Monday, January 19, 2009

My New Toy!


I love my Canon Powershot G5 dig camera. I have thoroughly enjoyed the great photos it puts out. But I have recently gone through a creative growth spurt, wishing I could do more and had the device that allowed me to do it. So after a few weeks of searching, study, comparing, talking to photographers with nicer cameras, asking how-do-you-do-that kinds of questions, I finally realized it was going to take much more camera than I currently have.

Back to research, study, more questions, etc. I finally decided yesterday and ordered the camera. A brand new Nikon D80 digital SLR camera. Wow! I also ordered two lenses with it--an 18-55mm DX VR lens and a 55-200mm DX VR lens. What a match up. Oh I wanted more camera but at some point you have to weigh your budget with your level of sophistication. Will I see a big difference between the D90 and the D80 for an example?

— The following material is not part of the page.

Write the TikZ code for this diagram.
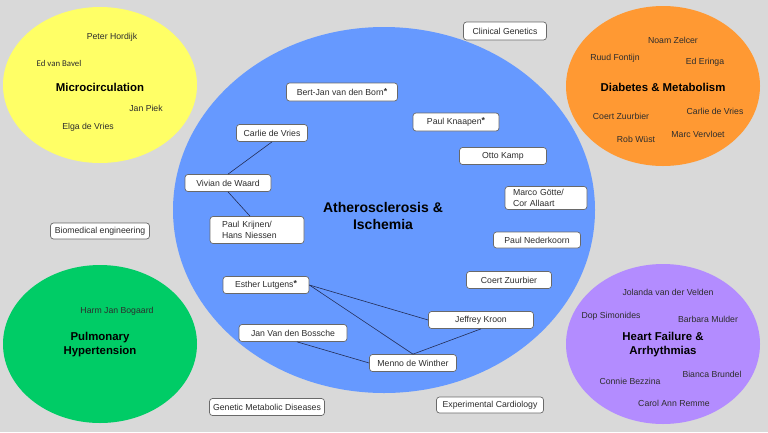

So my D80 is a 10.2 megapixel machine with lots of cool bells and whistles. More than twice the megapixel megatonnage than my current camera. The Nikkor lenses will also far surpass the ability of my little Canon. The D80 also allows me to bracket shots easily, takes up to 3 frames per second in rapid fire, has a much brighter LCD screen for looking at taken photos and to make adjustments for a shot. But the what you see is what you get through the lens eyepiece is one thing I am really looking forward to. Just like my first 35mm SLR camera from back in the late 70's, only on steroids!

The two lenses cover just about anything I could imagine needing from upclose shots of bugs and flowers to distant objects and with the VR (vibration reduction) device built into the lenses the shaking on zoomed in objects should be greatly minimized.

The D80 isn't a pro model but it is a huge step up for me and should give me years of enjoyment, especially as I near retirement.